### [RECORDED DATA]
==================================================
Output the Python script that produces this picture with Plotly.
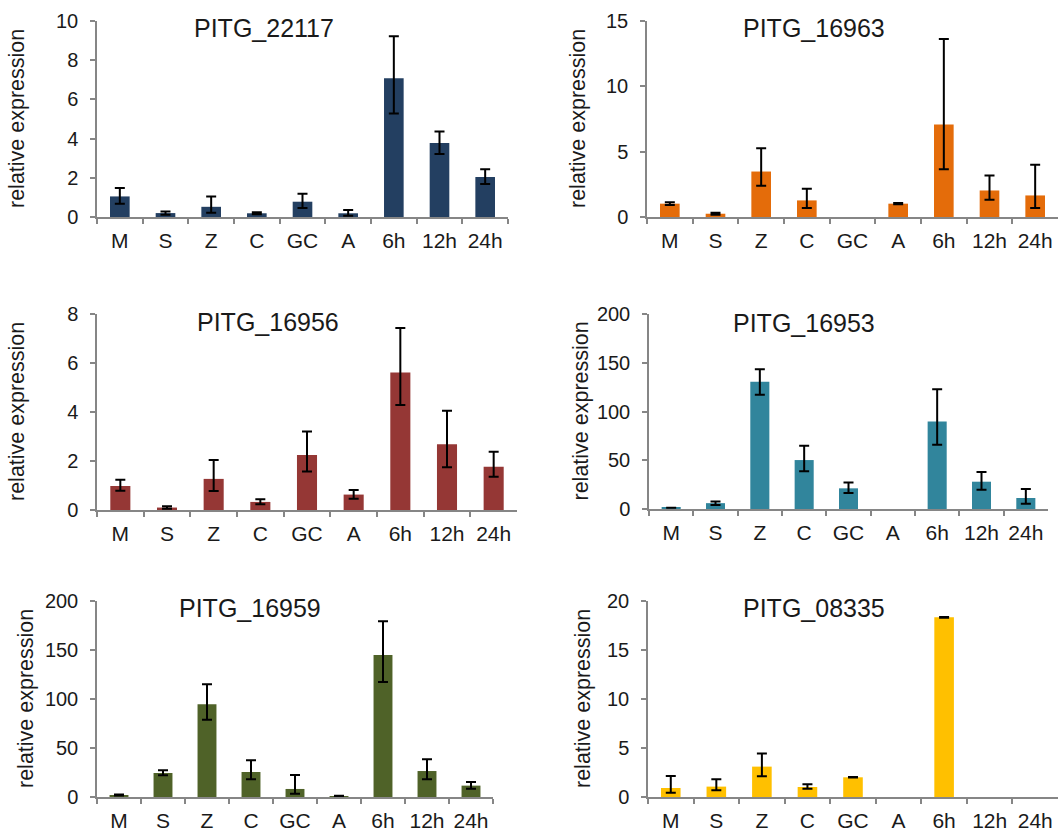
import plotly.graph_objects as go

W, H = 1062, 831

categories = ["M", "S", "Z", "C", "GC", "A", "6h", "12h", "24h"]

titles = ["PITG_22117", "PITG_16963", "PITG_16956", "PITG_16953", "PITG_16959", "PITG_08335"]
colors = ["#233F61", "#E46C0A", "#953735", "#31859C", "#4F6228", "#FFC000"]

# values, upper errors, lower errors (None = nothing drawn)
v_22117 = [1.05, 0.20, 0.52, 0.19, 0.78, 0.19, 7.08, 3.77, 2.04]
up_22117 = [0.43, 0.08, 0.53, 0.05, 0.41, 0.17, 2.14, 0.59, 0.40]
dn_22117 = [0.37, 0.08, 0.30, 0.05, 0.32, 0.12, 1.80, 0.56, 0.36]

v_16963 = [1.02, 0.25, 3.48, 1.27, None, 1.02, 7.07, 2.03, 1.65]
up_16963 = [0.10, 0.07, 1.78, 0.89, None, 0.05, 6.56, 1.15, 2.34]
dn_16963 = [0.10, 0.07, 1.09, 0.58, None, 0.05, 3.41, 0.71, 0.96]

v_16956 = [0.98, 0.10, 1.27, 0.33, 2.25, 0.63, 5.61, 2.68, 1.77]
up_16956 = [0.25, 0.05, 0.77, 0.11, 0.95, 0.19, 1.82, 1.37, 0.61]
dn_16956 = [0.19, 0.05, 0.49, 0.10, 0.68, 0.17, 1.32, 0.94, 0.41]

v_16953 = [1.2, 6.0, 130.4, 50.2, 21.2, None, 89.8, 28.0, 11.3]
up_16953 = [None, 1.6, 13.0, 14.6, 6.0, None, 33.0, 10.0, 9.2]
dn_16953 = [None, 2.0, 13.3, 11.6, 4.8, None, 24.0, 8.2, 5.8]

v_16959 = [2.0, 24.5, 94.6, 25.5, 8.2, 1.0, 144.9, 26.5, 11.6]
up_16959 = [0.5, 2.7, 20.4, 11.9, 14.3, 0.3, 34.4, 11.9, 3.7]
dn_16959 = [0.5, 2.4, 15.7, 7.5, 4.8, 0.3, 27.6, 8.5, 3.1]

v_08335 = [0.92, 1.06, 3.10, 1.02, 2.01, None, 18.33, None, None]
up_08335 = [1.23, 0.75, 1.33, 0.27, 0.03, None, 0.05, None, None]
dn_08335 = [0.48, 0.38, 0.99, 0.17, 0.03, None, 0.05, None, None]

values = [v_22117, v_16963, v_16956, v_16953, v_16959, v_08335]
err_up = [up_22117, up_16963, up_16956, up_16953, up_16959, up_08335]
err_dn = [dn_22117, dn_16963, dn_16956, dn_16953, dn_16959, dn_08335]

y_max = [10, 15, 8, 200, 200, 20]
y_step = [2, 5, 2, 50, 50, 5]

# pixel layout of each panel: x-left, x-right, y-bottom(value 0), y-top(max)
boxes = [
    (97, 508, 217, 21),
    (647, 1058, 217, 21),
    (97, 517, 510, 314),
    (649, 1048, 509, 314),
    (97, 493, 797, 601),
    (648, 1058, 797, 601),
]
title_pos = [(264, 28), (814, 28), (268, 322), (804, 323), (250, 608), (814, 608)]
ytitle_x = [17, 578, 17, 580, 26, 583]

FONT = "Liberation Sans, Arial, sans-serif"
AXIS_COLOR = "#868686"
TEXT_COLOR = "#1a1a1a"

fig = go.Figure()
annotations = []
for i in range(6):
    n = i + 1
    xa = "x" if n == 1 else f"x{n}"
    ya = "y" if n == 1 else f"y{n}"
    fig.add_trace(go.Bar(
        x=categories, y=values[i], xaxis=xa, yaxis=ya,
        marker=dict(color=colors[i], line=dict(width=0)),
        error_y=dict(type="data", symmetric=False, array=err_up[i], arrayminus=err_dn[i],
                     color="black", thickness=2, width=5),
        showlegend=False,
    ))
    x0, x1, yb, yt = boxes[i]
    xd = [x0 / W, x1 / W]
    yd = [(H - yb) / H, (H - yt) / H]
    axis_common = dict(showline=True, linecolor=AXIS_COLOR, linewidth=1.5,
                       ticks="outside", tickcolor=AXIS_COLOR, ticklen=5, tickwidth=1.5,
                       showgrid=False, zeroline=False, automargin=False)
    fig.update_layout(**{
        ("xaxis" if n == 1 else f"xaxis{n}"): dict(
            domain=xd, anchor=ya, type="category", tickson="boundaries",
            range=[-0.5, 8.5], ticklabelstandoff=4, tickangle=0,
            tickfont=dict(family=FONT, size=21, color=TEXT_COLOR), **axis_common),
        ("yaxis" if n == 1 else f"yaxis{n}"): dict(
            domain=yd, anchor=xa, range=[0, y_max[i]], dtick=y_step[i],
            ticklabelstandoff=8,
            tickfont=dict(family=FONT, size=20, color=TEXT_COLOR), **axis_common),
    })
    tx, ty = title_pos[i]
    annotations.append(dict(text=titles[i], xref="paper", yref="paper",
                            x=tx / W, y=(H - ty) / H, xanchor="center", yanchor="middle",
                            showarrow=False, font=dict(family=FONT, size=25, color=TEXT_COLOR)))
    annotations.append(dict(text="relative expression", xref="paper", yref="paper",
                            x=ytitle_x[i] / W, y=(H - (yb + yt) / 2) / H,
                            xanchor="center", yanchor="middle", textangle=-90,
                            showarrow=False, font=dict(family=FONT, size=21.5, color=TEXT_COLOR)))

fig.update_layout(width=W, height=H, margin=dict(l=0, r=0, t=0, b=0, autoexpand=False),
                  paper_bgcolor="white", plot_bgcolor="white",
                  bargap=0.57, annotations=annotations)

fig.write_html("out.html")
==================================================
### [YOUR GOAL]
Exactly reproduce the run of lines from the start of the listing through the line with "3.41, 0.71, 0.96]", inclusive; pictures are not copied.

### [RESULT OF THIS TASK]
Output the Python script that produces this picture with Plotly.
import plotly.graph_objects as go

W, H = 1062, 831

categories = ["M", "S", "Z", "C", "GC", "A", "6h", "12h", "24h"]

titles = ["PITG_22117", "PITG_16963", "PITG_16956", "PITG_16953", "PITG_16959", "PITG_08335"]
colors = ["#233F61", "#E46C0A", "#953735", "#31859C", "#4F6228", "#FFC000"]

# values, upper errors, lower errors (None = nothing drawn)
v_22117 = [1.05, 0.20, 0.52, 0.19, 0.78, 0.19, 7.08, 3.77, 2.04]
up_22117 = [0.43, 0.08, 0.53, 0.05, 0.41, 0.17, 2.14, 0.59, 0.40]
dn_22117 = [0.37, 0.08, 0.30, 0.05, 0.32, 0.12, 1.80, 0.56, 0.36]

v_16963 = [1.02, 0.25, 3.48, 1.27, None, 1.02, 7.07, 2.03, 1.65]
up_16963 = [0.10, 0.07, 1.78, 0.89, None, 0.05, 6.56, 1.15, 2.34]
dn_16963 = [0.10, 0.07, 1.09, 0.58, None, 0.05, 3.41, 0.71, 0.96]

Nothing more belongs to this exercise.